Vesteris Seamount is an intraplate volcano. Several different theories have been proposed to explain its origin:
- One theory presumes that mantle melts could rise through the lithosphere in cracks generated by the tectonics of the Mid-Atlantic Ridge and that this process is responsible for the formation of Vesteris Seamount. The elongated shape of the seamount and the parallelism with other bathymetric features in the region supports the idea that the seamount formed on a zone of crustal weakness.
- The seamount was at first proposed to have originated over a Jan Mayen hotspot, although there are notable differences in composition. An origin at a mantle plume was considered improbably, even if the recent volcanism were to be considered rejuvenated. There is no evidence of a hotspot track but a surrounding uplifted area might be the surface expression of a plume that may be connected to the Iceland hotspot.
- It may have formed at the Mid-Atlantic Ridge, but based on its shallow depth and the young radiometric ages it appears to be a younger feature. Sedimentation patterns around the seamount also do not support a formation in a near-ridge environment.

== Eruption history ==

Vesteris Seamount was active for no longer time than the last 13-7 million years; volcanic activity at the seamount occurred in episodic stages. A three-stage model has been proposed, with the last stage forming the shallow parts of the seamount. Rock samples from the summit area have yielded ages of about 110,000 years ago, while argon-argon dating has shown that trachybasalts and trachytes were erupted 650,000–500,000 years ago and the mugearites between 85,000 and 10,000 years ago.

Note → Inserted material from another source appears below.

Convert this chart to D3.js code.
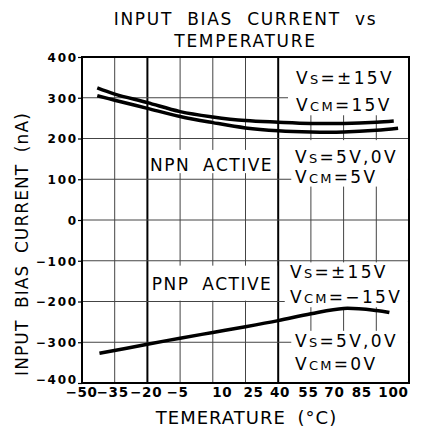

Ash layers and traces of past hydrothermal activity suggest that Vesteris was active during the Quaternary, with frequent eruptions in the last 60,000 years. Some ash layers have been estimated to be less than 25,000 years old on the basis of the sedimentation rates albeit with great uncertainty, others were emplaced between 16,000 and 14,000 years ago and there is evidence of even younger ash layers including one emplaced around 11,900 years ago. Some ash layers may have been emplaced by pyroclastic flows or turbidity currents. During the last ice age when the summit of Vesteris Seamount was close to the sea surface, phreatomagmatic eruptions generated ash falls.

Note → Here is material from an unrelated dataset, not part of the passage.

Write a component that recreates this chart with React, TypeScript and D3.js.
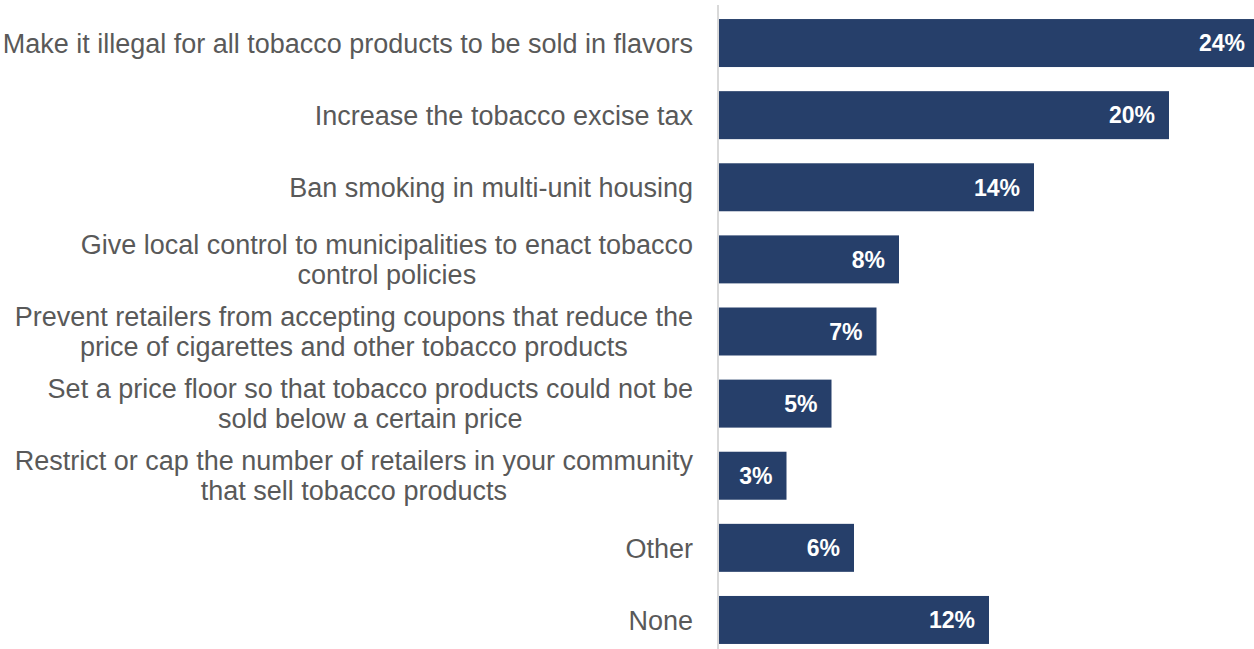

One ash layer has been found and appears to imply an eruption between 6,000 and 5,000 years ago although it is not certain that Holocene eruptions occurred; the most recent eruption may have occurred at the Pleistocene/Holocene boundary. If there was Holocene activity that would make Vesteris the only known Holocene seamount in the Arctic. There is no evidence for present-day or historic activity at Vesteris, although low temperature hydrothermal activity may be occurring.

== Biology and climate ==

Vesteris Seamount displays high biological productivity. The summit area of the seamount is densely inhabited by mats and biogenic structures formed by ascidians, bryozoans, polychaetes and sponges; in other sectors of the volcano sponges are accompanied by crinoids. Bryozoans and sponges make up most of the biogenic constructions, with Palmiskenea skenei the principal bryozoan. Actinians, ascidians, brittle stars, bryozoans, crustaceans, hydrozoans, molluscs, polychaetes, radiolarians, sea urchins, serpulids and starfish are also found, as well as foraminiferal sands. Similar lifeforms are also found on the lower slopes of the seamount. Traces of endolithic fungi have been found in rock samples from the seamount and worm tubes are found in the softer ground.

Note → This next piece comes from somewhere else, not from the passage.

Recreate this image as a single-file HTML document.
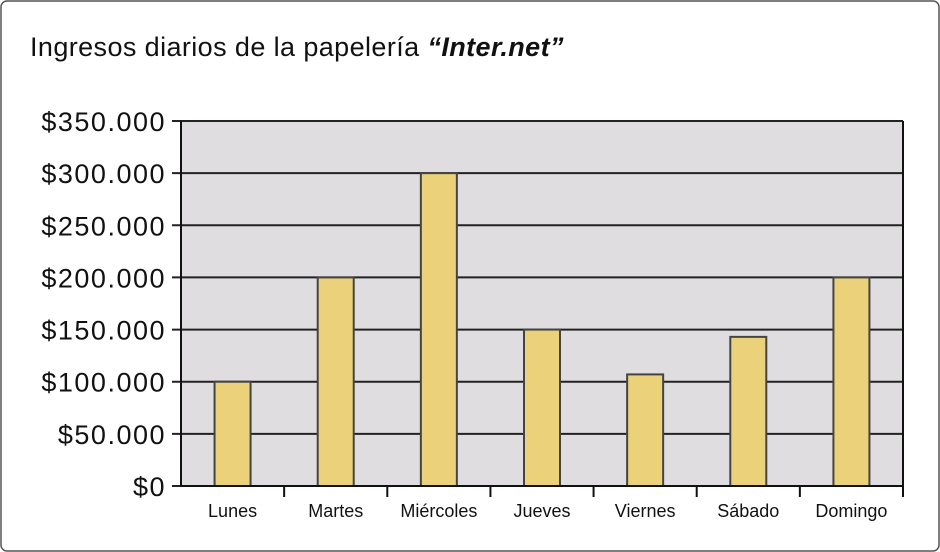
<!DOCTYPE html>
<html><head><meta charset="utf-8"><style>
body{margin:0;background:#fff;}
svg{display:block;font-family:"Liberation Sans",sans-serif;}
</style></head><body>
<svg width="940" height="552">
<rect x="1" y="1" width="938" height="550" rx="6" fill="#fff" stroke="#555" stroke-width="1.5"/>
<text x="30" y="56" font-size="27" letter-spacing="0.4" fill="#111">Ingresos diarios de la papelería <tspan font-weight="bold" font-style="italic">“Inter.net”</tspan></text>
<g id="plot"></g>
</svg>
<script>
const categories=["Lunes","Martes","Miércoles","Jueves","Viernes","Sábado","Domingo"];
const values=[100000,200000,300000,150000,107000,143000,200000];
const yTicks=[0,50000,100000,150000,200000,250000,300000,350000];
const yTickLabels=["$0","$50.000","$100.000","$150.000","$200.000","$250.000","$300.000","$350.000"];
const NS="http://www.w3.org/2000/svg";
const g=document.getElementById('plot');
const L=181,R=903,T=121,B=486,yMax=350000;
const y=v=>B-(v/yMax)*(B-T);
const bw=(R-L)/categories.length;
const x=i=>L+i*bw;
function mk(t,a){const e=document.createElementNS(NS,t);for(const k in a)e.setAttribute(k,a[k]);g.appendChild(e);return e;}
let bg=mk('rect',{x:L,y:T,width:R-L,height:B-T,fill:'#dfdddf'});


yTicks.forEach((v,i)=>{
 let ln=mk('line',{x1:172,x2:R,y1:y(v),y2:y(v),stroke:'#222','stroke-width':2});
 
 
 let t=mk('text',{x:166,y:y(v)+10,'text-anchor':'end','font-size':27,'letter-spacing':1.5,fill:'#111'});
 t.textContent=yTickLabels[i];
 
 
});
categories.forEach((c,i)=>{
 const cx=x(i)+bw/2;
 let r=mk('rect',{x:cx-18,y:y(values[i]),width:36,height:B-y(values[i]),fill:'#ebd27a',stroke:'#444','stroke-width':2});
 
 
 let tk=mk('line',{x1:x(i+1),x2:x(i+1),y1:B,y2:B+11,stroke:'#111','stroke-width':2});
 
 
 let t=mk('text',{x:cx,y:B+31,'text-anchor':'middle','font-size':18,fill:'#111'});
 t.textContent=c;
 
 
});
let ax=mk('line',{x1:L,x2:L,y1:T,y2:B,stroke:'#111','stroke-width':2});


let xa=mk('line',{x1:L,x2:R+1,y1:B,y2:B,stroke:'#111','stroke-width':2});


let rb=mk('line',{x1:R,x2:R,y1:T,y2:B,stroke:'#111','stroke-width':2});


</script>
</body></html>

Life on Vesteris has formed a variety of structures, including hedges, mats, mounds, spurs and thickets, and a dense layer of biogenic sediments and living specimens covers large areas of the upper Vesteris Seamount. The fauna has been subdivided into three distinct zones according to their depth. This environment has been compared to a coral reef.

The seamount lies close to the polar front with the East Greenland Current transporting freshwater from ice melt and ice to the seamount. The sea above Vesteris is covered by sea ice for most of the year except for August and September, and water temperatures on the surface of the seamount are around -1 to 0 C in summer. Sediment cores from Vesteris Seamount have been used to reconstruct climatic and oceanic conditions of the North Atlantic after the Last Glacial Maximum.